MANHATTAN — Kansas State coach Bill Snyder faces some personnel decisions this week that might not have cropped up in previous years.

Injuries have played a part, forcing the Wildcats to reach deeper into their roster than they might have liked, but so has a new regulation that along with the graduate transfer rule complicates matters for any coach.

Under a new NCAA redshirt rule, players now may participate in four games without forfeiting a year of eligibility, which typically affects true freshmen the most.

Such is the case for K-State, which currently has three true freshmen — defensive back Lance Robinson and wide receivers Malik Knowles and Phillips Brooks — sitting on three games with two remaining.

Complicating matters for Snyder is the fact that the Wildcats, who entertain Texas Tech for this Saturday's 2:30 p.m. senior day home finale, have a 4-6 record (2-5 Big 12) and need two more victories to become bowl eligible.

"We're well aware of where they stand in regards to the new redshirt rule, and if we didn't have that rule it would be some other rule that we would have to be very understanding of," Snyder said Tuesday during his weekly media conference. "Would we play those guys beyond the fourth ballgame?

"If it's a necessity, then we probably would, yes."

Which begs the larger question of whether Snyder has adjusted his thinking on redshirts in general. His past reasoning was the advantage of having a fifth-year player over a true freshman on the field in most cases.

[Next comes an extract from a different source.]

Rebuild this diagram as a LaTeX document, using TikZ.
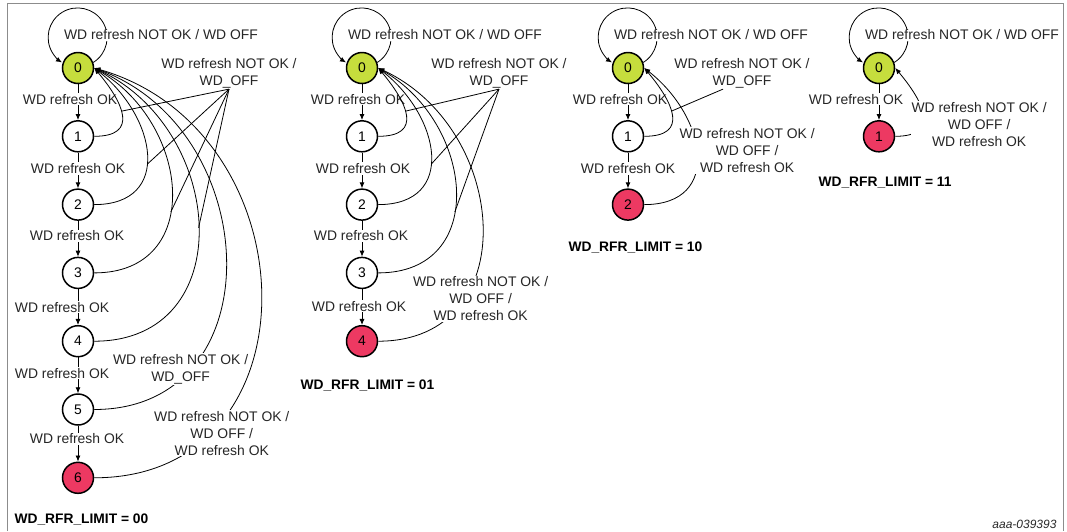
\documentclass[tikz,border=0pt]{standalone}
\usepackage{fontspec}
\setmainfont{Liberation Sans}
\usetikzlibrary{arrows.meta, positioning}
\definecolor{etatvert}{HTML}{C6DD3D}
\definecolor{etatrouge}{HTML}{ED3962}
\definecolor{textegris}{HTML}{262626}
\definecolor{cadregris}{HTML}{8C8C8C}

\tikzset{
  etat/.style={circle, draw, line width=1.5pt, minimum size=31pt, inner sep=0pt},
  trans/.style={-{Latex[length=6pt,width=5pt]}, line width=0.8pt},
  renvoi/.style={line width=0.8pt},
  lbl/.style={fill=white, inner sep=1pt, align=center, text=textegris},
  titre/.style={anchor=west, font=\fontsize{13.8}{16}\selectfont\bfseries},
}

\begin{document}
\begin{tikzpicture}[x=1pt, y=1pt, every node/.style={font=\fontsize{13.9}{17}\selectfont}]

  % Cadre
  \useasboundingbox (0,0) rectangle (1067,-531);
  \draw[cadregris, line width=0.8pt] (7.5,-531) -- (7.5,-3) -- (1063.5,-3) -- (1063.5,-531);

  % WD_RFR_LIMIT = 00
  \node[etat, fill=etatvert] (a0) at (78,-68) {0};
  \foreach \k in {1,...,5}
    \node[etat] (a\k) at (78,{-68-68.3*\k}) {\k};
  \node[etat, fill=etatrouge] (a6) at (78,{-68-68.3*6}) {6};

  \foreach \i/\j/\dx/\dy in {0/1/-8/3, 1/2/0/2, 2/3/-1/3, 3/4/-16/0, 4/5/-16/2, 5/6/-1/5}
    \draw[trans] (a\i) -- node[lbl, xshift=\dx, yshift=\dy] (ok-a\j) {WD refresh OK} (a\j);

  \draw[trans] (a0.20) arc[start angle=-58, end angle=238, radius=29.5];
  \node[lbl] (boucle-a) at (161,-35) {WD refresh NOT OK / WD OFF};

  \foreach \k/\ang/\lo/\p in {1/-50/1.70/0.55, 2/-38/1.48/0.44, 3/-30/1.39/0.42, 4/-25/1.37/0.5}
    \draw[trans] (a\k.east) to[out=0, in=\ang, looseness=\lo] coordinate[pos=\p] (ra\k) (a0.east);
  \draw[trans] (a5.east) to[out=0, in=-20, looseness=1.36]
    node[lbl, pos=0.25, xshift=-14, yshift=-4] (nok-a5) {WD refresh NOT OK /\\WD\_OFF} (a0.east);
  \draw[trans] (a6.east) to[out=0, in=-16, looseness=1.42]
    node[lbl, pos=0.23, xshift=8, yshift=-3] (fin-a) {WD refresh NOT OK /\\WD OFF /\\WD refresh OK} (a0.east);

  \node[lbl] (nok-a) at (229,-73) {WD refresh NOT OK /\\WD\_OFF};
  \foreach \k in {1,...,4}
    \draw[renvoi] (nok-a.south) -- (ra\k);

  \node[titre] (lim-a) at (11,-520) {WD\_RFR\_LIMIT = 00};

  % WD_RFR_LIMIT = 01
  \node[etat, fill=etatvert] (b0) at (362,-68) {0};
  \foreach \k in {1,...,3}
    \node[etat] (b\k) at (362,{-68-68.3*\k}) {\k};
  \node[etat, fill=etatrouge] (b4) at (362,{-68-68.3*4}) {4};

  \foreach \i/\j/\dx/\dy in {0/1/-4/3, 1/2/1/2, 2/3/-1/3, 3/4/-3/1}
    \draw[trans] (b\i) -- node[lbl, xshift=\dx, yshift=\dy] (ok-b\j) {WD refresh OK} (b\j);

  \draw[trans] (b0.20) arc[start angle=-58, end angle=238, radius=29.5];
  \node[lbl] (boucle-b) at (445,-35) {WD refresh NOT OK / WD OFF};

  \foreach \k/\ang/\lo/\p in {1/-50/1.70/0.55, 2/-38/1.48/0.44, 3/-30/1.39/0.42}
    \draw[trans] (b\k.east) to[out=0, in=\ang, looseness=\lo] coordinate[pos=\p] (rb\k) (b0.east);
  \draw[trans] (b4.east) to[out=0, in=-25, looseness=1.37]
    node[lbl, pos=0.3, xshift=13, yshift=-5] (fin-b) {WD refresh NOT OK /\\WD OFF /\\WD refresh OK} (b0.east);

  \node[lbl] (nok-b) at (499,-73) {WD refresh NOT OK /\\WD\_OFF};
  \foreach \k in {1,...,3}
    \draw[renvoi] (nok-b.south) -- (rb\k);

  \node[titre] (lim-b) at (297,-386) {WD\_RFR\_LIMIT = 01};

  % WD_RFR_LIMIT = 10
  \node[etat, fill=etatvert] (c0) at (628,-68) {0};
  \node[etat] (c1) at (628,{-68-68.3}) {1};
  \node[etat, fill=etatrouge] (c2) at (628,{-68-68.3*2}) {2};

  \foreach \i/\j/\dx/\dy in {0/1/-8/3, 1/2/0/2}
    \draw[trans] (c\i) -- node[lbl, xshift=\dx, yshift=\dy] (ok-c\j) {WD refresh OK} (c\j);

  \draw[trans] (c0.20) arc[start angle=-58, end angle=238, radius=29.5];
  \node[lbl] (boucle-c) at (711,-35) {WD refresh NOT OK / WD OFF};

  \draw[trans] (c1.east) to[out=0, in=-50, looseness=1.70] coordinate[pos=0.55] (rc1) (c0.east);
  \draw[trans] (c2.east) to[out=0, in=-38, looseness=1.48]
    node[lbl, pos=0.5, xshift=50, yshift=4] (fin-c) {WD refresh NOT OK /\\WD OFF /\\WD refresh OK} (c0.east);

  \node[lbl] (nok-c) at (742,-73) {WD refresh NOT OK /\\WD\_OFF};
  \draw[renvoi] ([xshift=-19pt]nok-c.south) -- (rc1);

  \node[titre] (lim-c) at (565,-248) {WD\_RFR\_LIMIT = 10};

  % WD_RFR_LIMIT = 11
  \node[etat, fill=etatvert] (d0) at (879,-68) {0};
  \node[etat, fill=etatrouge] (d1) at (879,{-68-68.3}) {1};

  \draw[trans] (d0) -- node[lbl, xshift=-23, yshift=3] (ok-d1) {WD refresh OK} (d1);

  \draw[trans] (d0.20) arc[start angle=-58, end angle=238, radius=29.5];
  \node[lbl] (boucle-d) at (962,-35) {WD refresh NOT OK / WD OFF};

  \draw[trans] (d1.east) to[out=0, in=-50, looseness=1.70]
    node[lbl, pos=0.5, xshift=56, yshift=-9] (fin-d) {WD refresh NOT OK /\\WD OFF /\\WD refresh OK} (d0.east);

  \node[titre] (lim-d) at (815,-183) {WD\_RFR\_LIMIT = 11};

  % Reference
  \node[anchor=east, font=\fontsize{12}{14}\selectfont\itshape, text=textegris] (ref) at (1060,-524) {aaa-039393};

\end{tikzpicture}
\end{document}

It turns out that hasn't changed much.

"I say that for two reasons," Snyder said. "It's really based on what's best for a young guy (and) No. 1, you become a better player then.

"Number two, you see an awful lot of young people that get away from college without graduation, and it gives them an opportunity to definitely graduate and while they're still on scholarship initiate work towards a master's degree or second major, whatever the case may be. That's certainly, I think, a major benefit for them."

The danger, for course, is that a player who redshirted as a freshman could earn a degree and then decide to go elsewhere for his fifth year under the graduate rule without having to sit out a year.

"As far as the senior transfer rule, our thoughts are contrary to protecting yourself in that way," Snyder said. "But by the same token if a young guy is unhappy and you're not the right place for him, then he's probably not going to do due diligence to your program anyway and is probably better off being someplace else."

K-State actually benefitted from the graduate transfer rule this year with junior defensive tackle Jordan Mittie, who has started seven games, recording 16 tackles with four for loss, including a pair of sacks. Mittie, son of K-State women's basketball coach Jeff Mittie, graduated from Texas State and currently is pursuing a MBA.

Back to the new redshirt rule, Oklahoma State was burned by it earlier this season when senior receiver Jalen McCleskey played in just four games and decided to sit the rest of the season in order to transfer. At the time he was second on the team with 15 catches for 155 yards and two touchdowns, and he ranked sixth all time at OSU with 167 career catches and ninth in receiving touchdowns with 17.

For K-State, Robinson is the most likely candidate to surpass the four-game limit after making his first career start last week in a secondary decimated by injuries. He recorded four tackles and broke up a pass in the Wildcats' 21-17 victory over Kansas.

"He played well," Snyder said of Robinson, a 5-foot-9, 184-pounder from New Orleans. "I was pleased with what he did.

"Not without mistakes, but overall I thought he played well, played aggressively, made some tackles. (He) probably tackled better than might have been anticipated for not getting on the field very much."

Snyder said last week that Knowles was No. 1 on the depth chart at a wide receiver spot, but that an injury might keep him out. He did not play against the Jayhawks.

For the first time this season, no K-State players were made available to the media.